Tomnl commented 3 years ago

Hi both,

Are you planning on creating a standard MS/MS format for library spectra in SQL?

I think the database for msPurity and msp2db follow a similar structure to CompDb. i.e. three main tables consisting of a compound table, a table for the spectrum peaks (e.g. mz, intensity, etc) and a table for more the spectrum as whole (e.g. precursor mz, fragmentation level, energy etc).

For spectral matching I originally made a different schema for "library" and "query" database. But they are essentially the same basic structure and can be used interchangeably in msPurity. They just have slightly different table names and additional fields for the query spectra. See the "library" database schema code and the more extensive "query" database schema (that includes XCMS mapping as well).

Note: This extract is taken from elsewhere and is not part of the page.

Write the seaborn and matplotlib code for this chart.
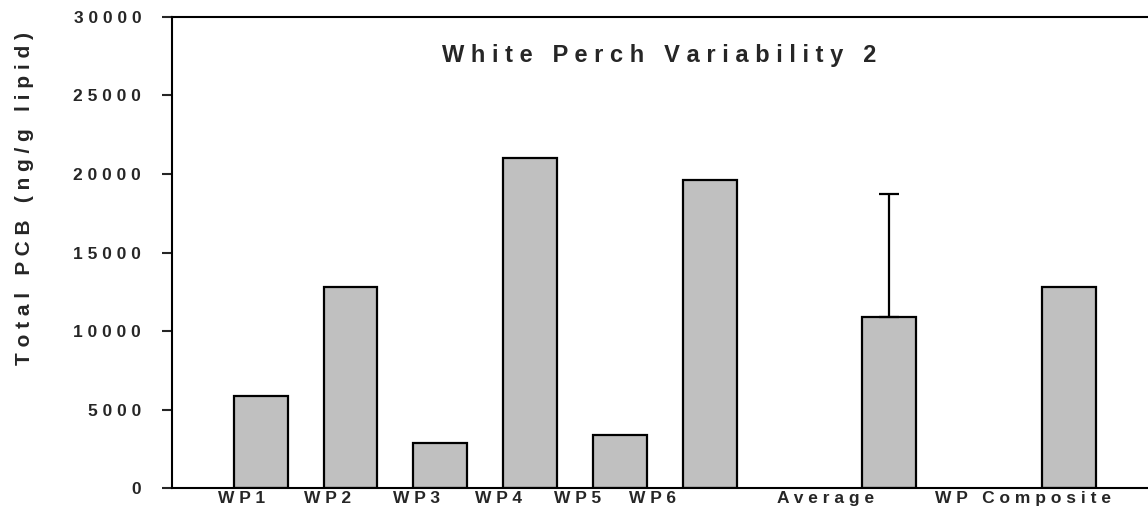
import seaborn as sns
import matplotlib.pyplot as plt
from pandas import DataFrame

# values
samples = ["WP1", "WP2", "WP3", "WP4", "WP5", "WP6", "Average", "WP Composite"]
pcb = [5900, 12800, 2900, 21000, 3400, 19600, 10900, 12800]
avg_sd = 7800

# empty slots keep the gaps between the groups
slot_order = ["WP1", "WP2", "WP3", "WP4", "WP5", "WP6", "", "Average", " ", "WP Composite"]
# where the (off-centre) tick labels sit, in slot units
label_pos = [-0.21, 0.75, 1.74, 2.65, 3.53, 4.36, 6.29, 8.49]
y_ticks = [0, 5000, 10000, 15000, 20000, 25000, 30000]


def spaced(text):
    # imitate the wide letter spacing of the original
    return "   ".join(" ".join(w) for w in text.split(" "))


sns.set_style("white")
plt.rcParams['font.family'] = ['Liberation Sans', 'DejaVu Sans']
plt.rcParams['font.weight'] = 'bold'

df = DataFrame({"sample": samples, "pcb": pcb})

fig = plt.figure(figsize=(11.48, 5.13), dpi=100)
ax = fig.add_axes([0.1496, 0.0481, 0.8504, 0.9193])

sns.barplot(
    data=df,
    x="sample",
    y="pcb",
    order=slot_order,
    color="#c0c0c0",
    saturation=1,
    edgecolor="black",
    linewidth=1.6,
    width=0.6,
    errorbar=None,
    ax=ax
)

avg_x = slot_order.index("Average")
ax.errorbar(avg_x, pcb[samples.index("Average")], yerr=[[0], [avg_sd]],
            fmt="none", ecolor="black", elinewidth=1.6, capsize=7.5,
            capthick=1.6, zorder=1)

ax.set_xlim(-0.99, 9.88)
ax.set_ylim(0, 30000)

ax.set_yticks(y_ticks, [spaced(str(v)) for v in y_ticks])
ax.set_xticks(label_pos, [spaced(s) for s in samples])
ax.tick_params(axis='y', direction='out', length=7, width=1.5, pad=15,
               labelsize=12.5, left=True)
ax.tick_params(axis='x', length=0, pad=2, labelsize=12.5)
ax.set_xlabel("")
ax.set_ylabel("")

for side in ["left", "bottom", "top"]:
    ax.spines[side].set_visible(True)
    ax.spines[side].set_linewidth(1.5)
    ax.spines[side].set_color("black")
ax.spines["right"].set_visible(False)

fig.text(0.5745, 1 - 62.3 / 513, spaced("White Perch Variability 2"),
         ha='center', va='baseline', fontsize=17, fontweight='bold')
fig.text(25 / 1148, 1 - 199 / 513, spaced("Total PCB (ng/g lipid)"),
         ha='center', va='center', rotation=90, fontsize=15, fontweight='bold')

fig.savefig("out.png", dpi=100)
plt.close()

In hindsight I probably should have followed the schema already developed in mzdb... but perhaps that schema was too complex for what was needed

jorainer commented 3 years ago

Thank Thomas @Tomnl for you quick reply!

Actually, I'm not trying to define a standard format - I think that might be too complicated, we will still need different layouts for different purposes. I think it's better if we still allow to have different database layouts, but then maybe a shared interface to them. Here's where the Spectra package comes into play. That package provides basic MS spectra processing and handling functionality, but, more importantly, allows to use different backends to represent or provide the data. For the user it does thus not matter from where the data comes (see also here for a short tutorial illustrating that). I'm currently implementing e.g. a backend for MassBank that one could directly access spectra data MassBank. Btw - maybe you would like to contribute some of the functionality from msPurity to Spectra? Or add some functionality you found useful in the processing of MS2 data?

The CompDb layout should just facilitate sharing of e.g. public spectra (and compound) databases via e.g. Bioconductor's AnnotationHub (where already genome and genetic annotations are shared).

tsufz commented 3 years ago

I think, we solved that with the SQL export.